Through thoughtful coordination, 16 students of the Ignite Leadership and Public Service walked through temperature and humidity controlled spaces for document preservation and watched a robotic retrieval system to locate and transport documents. “One of the most interesting aspects of the tour included the robotic retrieval system. Our students were astonished at the state-of-the-art technology in the Archives,” said Pugh.
Students were impressed with the extensive innovation found on-site. “Although I wasn’t overly excited about visiting the Archives, I did find the amount of technology involved in the operations of the facility fascinating including the robot that retrieves the books from storage in under two minutes. I also very quickly realized that this was not just a library, actually not a library at all!” stated sophomore Izzy Jacobs.

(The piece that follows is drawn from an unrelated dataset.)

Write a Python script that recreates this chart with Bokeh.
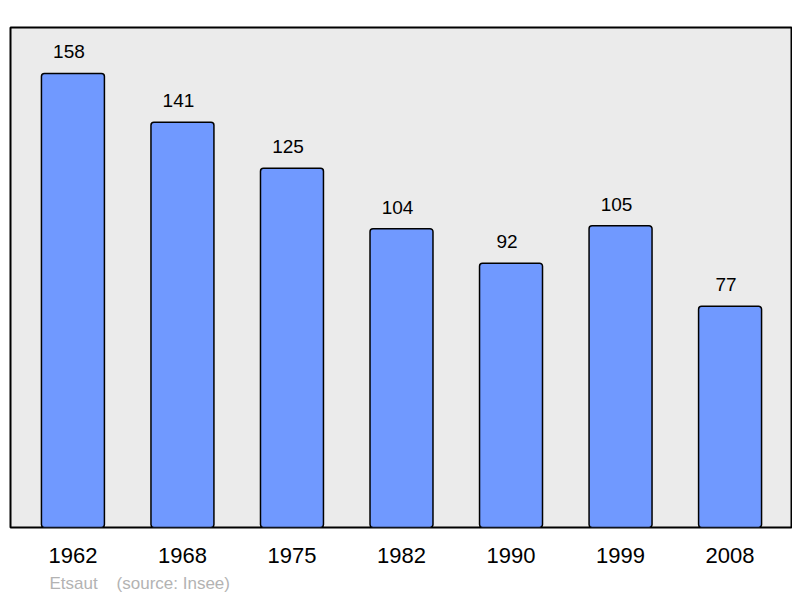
from bokeh.plotting import figure
from bokeh.models import ColumnDataSource, FactorRange, Range1d, Title, LabelSet
from bokeh.embed import file_html
from bokeh.resources import INLINE
from bokeh.core.properties import value

years = ["1962", "1968", "1975", "1982", "1990", "1999", "2008"]
population = [158, 141, 125, 104, 92, 105, 77]
labels = [str(v) for v in population]
source_note = "Etsaut\u00a0\u00a0\u00a0\u00a0(source: Insee)"

src = ColumnDataSource(dict(year=years, pop=population, lab=labels))

p = figure(
    width=792, height=598,
    x_range=FactorRange(factors=years, range_padding=0.07, range_padding_units="absolute"),
    y_range=Range1d(0, 174),
    output_backend="svg", toolbar_location=None,
    min_border_left=10, min_border_right=0, min_border_top=27, min_border_bottom=0,
)
p.background_fill_color = "#ebebeb"
p.border_fill_color = "white"
p.outline_line_color = "black"
p.outline_line_width = 2
p.grid.visible = False
p.yaxis.visible = False

p.vbar(x="year", top="pop", width=0.575, source=src,
       fill_color="#7099ff", line_color="black", line_width=1.5, border_radius=3)

lbl = LabelSet(x="year", y="pop", text="lab", source=src,
               text_align="center", text_baseline="alphabetic",
               x_offset=-4, y_offset=15,
               text_font=value("Liberation Sans"), text_font_size="19px", text_color="black")
p.add_layout(lbl)

ax = p.xaxis[0]
ax.axis_line_color = None
ax.major_tick_line_color = None
ax.minor_tick_line_color = None
ax.major_label_standoff = 14
ax.major_label_text_font = "Liberation Sans"
ax.major_label_text_font_size = "22px"
ax.major_label_text_color = "black"

t = Title(text=source_note, align="left", offset=39,
          text_font="Liberation Sans", text_font_size="17px",
          text_font_style="normal", text_color="#b3b3b3", standoff=12)
p.add_layout(t, "below")

open("out.html", "w").write(file_html(p, INLINE))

Ignite Leadership and Public Service also toured the newly opened National Museum of African American Music (NMAAM) in downtown Nashville providing students with an immersive experience of the 400-year-evolution of African American music. Here, students gained a deeper musical and cultural perspective of the more than 50 music genres and styles that were created, influenced, and/or inspired by African Americans as they explored a virtual timeline depicting the powerful way music has defined history.
“The NMAAM is one of the most interactive spaces I have ever entered,” stated Pugh. “Music leads us. It is prominent and significant in every culture, and it’s important that all genres are celebrated and appreciated.”
"NMAAM was by far my favorite part of the trip! The museum was so engaging, and I love music history. The depth behind the music everyone knows and relates to is so important and valuable. This museum was a great way to engage and educate, and I believe it is crucial to have opportunities like this to inform and instill appreciation,” said junior Mary Papillion.
Located both in Nashville, the Tennessee State Library and Archives can be toured at 1001 Rep. John Lewis Way North and NMAAM at 501 Broadway.